→ **GIVEN TASK**:
Quote only the lines from the top of the listing below down to and including the line with "216,650.5 216,636.5 258,661".

→ **DATA EXCERPT**:
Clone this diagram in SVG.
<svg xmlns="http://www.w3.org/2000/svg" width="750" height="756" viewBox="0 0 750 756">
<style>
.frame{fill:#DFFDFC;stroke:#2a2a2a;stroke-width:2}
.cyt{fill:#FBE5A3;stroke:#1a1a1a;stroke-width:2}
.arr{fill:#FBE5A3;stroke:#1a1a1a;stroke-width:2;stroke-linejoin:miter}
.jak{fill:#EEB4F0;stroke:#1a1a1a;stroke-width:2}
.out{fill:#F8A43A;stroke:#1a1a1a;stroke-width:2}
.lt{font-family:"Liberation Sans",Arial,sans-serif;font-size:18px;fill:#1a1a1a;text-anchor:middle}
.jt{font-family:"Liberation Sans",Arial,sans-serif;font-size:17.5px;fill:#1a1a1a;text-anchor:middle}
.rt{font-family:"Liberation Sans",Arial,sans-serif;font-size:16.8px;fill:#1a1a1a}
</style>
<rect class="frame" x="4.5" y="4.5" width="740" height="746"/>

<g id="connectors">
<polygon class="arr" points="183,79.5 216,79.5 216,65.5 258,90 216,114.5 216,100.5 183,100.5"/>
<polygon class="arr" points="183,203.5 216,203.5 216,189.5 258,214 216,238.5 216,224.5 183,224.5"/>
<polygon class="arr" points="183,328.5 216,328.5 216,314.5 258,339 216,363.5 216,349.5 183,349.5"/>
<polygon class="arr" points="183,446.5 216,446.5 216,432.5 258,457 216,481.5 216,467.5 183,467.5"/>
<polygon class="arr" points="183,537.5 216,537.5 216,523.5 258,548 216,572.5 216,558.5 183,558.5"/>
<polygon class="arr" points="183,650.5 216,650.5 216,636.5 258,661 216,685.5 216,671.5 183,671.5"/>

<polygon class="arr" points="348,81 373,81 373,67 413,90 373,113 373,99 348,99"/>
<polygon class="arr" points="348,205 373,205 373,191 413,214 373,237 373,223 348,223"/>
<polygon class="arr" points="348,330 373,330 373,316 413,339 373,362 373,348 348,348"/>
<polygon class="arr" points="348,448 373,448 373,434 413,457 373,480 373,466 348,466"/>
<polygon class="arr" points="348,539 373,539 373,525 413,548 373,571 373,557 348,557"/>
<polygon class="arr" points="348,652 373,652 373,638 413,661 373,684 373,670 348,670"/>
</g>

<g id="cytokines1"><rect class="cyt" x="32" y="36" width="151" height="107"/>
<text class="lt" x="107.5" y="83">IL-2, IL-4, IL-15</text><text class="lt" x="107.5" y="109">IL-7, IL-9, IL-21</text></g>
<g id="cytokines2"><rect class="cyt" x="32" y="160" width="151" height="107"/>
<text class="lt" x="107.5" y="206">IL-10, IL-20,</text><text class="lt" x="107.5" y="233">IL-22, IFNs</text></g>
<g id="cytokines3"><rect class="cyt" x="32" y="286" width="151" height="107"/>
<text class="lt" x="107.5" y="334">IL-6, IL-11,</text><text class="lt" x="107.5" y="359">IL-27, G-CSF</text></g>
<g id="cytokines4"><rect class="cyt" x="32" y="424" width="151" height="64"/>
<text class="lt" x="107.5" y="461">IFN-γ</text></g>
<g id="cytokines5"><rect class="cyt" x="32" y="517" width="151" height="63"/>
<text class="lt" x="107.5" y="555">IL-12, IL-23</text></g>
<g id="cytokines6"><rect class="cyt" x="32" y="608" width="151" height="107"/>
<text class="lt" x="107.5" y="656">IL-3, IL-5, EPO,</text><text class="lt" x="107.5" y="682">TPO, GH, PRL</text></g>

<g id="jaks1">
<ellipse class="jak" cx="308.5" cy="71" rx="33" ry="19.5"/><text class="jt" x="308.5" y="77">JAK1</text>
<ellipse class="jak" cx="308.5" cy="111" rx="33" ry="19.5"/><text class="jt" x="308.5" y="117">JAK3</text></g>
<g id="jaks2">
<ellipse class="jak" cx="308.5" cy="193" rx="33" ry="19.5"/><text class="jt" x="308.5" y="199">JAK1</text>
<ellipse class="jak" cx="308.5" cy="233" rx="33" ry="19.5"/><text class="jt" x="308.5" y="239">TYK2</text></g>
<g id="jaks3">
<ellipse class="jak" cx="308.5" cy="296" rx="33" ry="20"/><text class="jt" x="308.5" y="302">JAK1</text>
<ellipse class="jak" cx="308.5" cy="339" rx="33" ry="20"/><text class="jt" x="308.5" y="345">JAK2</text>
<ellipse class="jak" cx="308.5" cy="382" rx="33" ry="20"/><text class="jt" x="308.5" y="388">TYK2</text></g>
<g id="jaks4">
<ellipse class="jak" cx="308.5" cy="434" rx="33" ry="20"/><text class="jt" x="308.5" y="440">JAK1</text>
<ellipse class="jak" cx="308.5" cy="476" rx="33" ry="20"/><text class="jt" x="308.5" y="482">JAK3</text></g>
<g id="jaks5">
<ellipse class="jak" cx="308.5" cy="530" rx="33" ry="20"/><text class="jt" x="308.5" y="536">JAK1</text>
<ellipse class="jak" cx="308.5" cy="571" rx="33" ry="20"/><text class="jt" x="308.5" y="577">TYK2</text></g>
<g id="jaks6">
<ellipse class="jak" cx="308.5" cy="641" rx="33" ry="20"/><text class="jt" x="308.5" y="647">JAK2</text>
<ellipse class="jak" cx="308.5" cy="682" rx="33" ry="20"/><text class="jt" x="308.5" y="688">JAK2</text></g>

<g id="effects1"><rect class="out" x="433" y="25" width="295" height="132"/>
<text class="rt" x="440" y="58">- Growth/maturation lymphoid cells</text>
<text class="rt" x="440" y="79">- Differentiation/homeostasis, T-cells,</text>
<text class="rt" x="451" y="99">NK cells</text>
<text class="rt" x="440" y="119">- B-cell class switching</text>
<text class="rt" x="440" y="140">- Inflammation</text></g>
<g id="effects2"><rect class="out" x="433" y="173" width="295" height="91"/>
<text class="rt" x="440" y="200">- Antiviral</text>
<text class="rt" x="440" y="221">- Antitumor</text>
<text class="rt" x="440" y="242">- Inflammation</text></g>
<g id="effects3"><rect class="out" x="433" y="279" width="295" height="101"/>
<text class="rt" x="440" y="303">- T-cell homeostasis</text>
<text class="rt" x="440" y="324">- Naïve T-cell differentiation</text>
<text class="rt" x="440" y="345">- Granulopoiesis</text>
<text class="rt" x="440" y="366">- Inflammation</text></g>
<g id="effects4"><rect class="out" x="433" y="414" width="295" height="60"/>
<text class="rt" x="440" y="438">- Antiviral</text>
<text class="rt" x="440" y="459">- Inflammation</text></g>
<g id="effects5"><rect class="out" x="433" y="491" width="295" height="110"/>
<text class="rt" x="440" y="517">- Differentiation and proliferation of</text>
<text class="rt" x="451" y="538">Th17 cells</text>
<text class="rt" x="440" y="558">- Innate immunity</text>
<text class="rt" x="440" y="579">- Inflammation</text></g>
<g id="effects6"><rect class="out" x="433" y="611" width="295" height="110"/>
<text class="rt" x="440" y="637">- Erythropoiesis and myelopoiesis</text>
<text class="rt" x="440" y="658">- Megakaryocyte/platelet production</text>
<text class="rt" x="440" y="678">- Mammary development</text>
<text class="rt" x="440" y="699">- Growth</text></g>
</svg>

→ **SOLVED EXERCISE**:
Clone this diagram in SVG.
<svg xmlns="http://www.w3.org/2000/svg" width="750" height="756" viewBox="0 0 750 756">
<style>
.frame{fill:#DFFDFC;stroke:#2a2a2a;stroke-width:2}
.cyt{fill:#FBE5A3;stroke:#1a1a1a;stroke-width:2}
.arr{fill:#FBE5A3;stroke:#1a1a1a;stroke-width:2;stroke-linejoin:miter}
.jak{fill:#EEB4F0;stroke:#1a1a1a;stroke-width:2}
.out{fill:#F8A43A;stroke:#1a1a1a;stroke-width:2}
.lt{font-family:"Liberation Sans",Arial,sans-serif;font-size:18px;fill:#1a1a1a;text-anchor:middle}
.jt{font-family:"Liberation Sans",Arial,sans-serif;font-size:17.5px;fill:#1a1a1a;text-anchor:middle}
.rt{font-family:"Liberation Sans",Arial,sans-serif;font-size:16.8px;fill:#1a1a1a}
</style>
<rect class="frame" x="4.5" y="4.5" width="740" height="746"/>

<g id="connectors">
<polygon class="arr" points="183,79.5 216,79.5 216,65.5 258,90 216,114.5 216,100.5 183,100.5"/>
<polygon class="arr" points="183,203.5 216,203.5 216,189.5 258,214 216,238.5 216,224.5 183,224.5"/>
<polygon class="arr" points="183,328.5 216,328.5 216,314.5 258,339 216,363.5 216,349.5 183,349.5"/>
<polygon class="arr" points="183,446.5 216,446.5 216,432.5 258,457 216,481.5 216,467.5 183,467.5"/>
<polygon class="arr" points="183,537.5 216,537.5 216,523.5 258,548 216,572.5 216,558.5 183,558.5"/>
<polygon class="arr" points="183,650.5 216,650.5 216,636.5 258,661 216,685.5 216,671.5 183,671.5"/>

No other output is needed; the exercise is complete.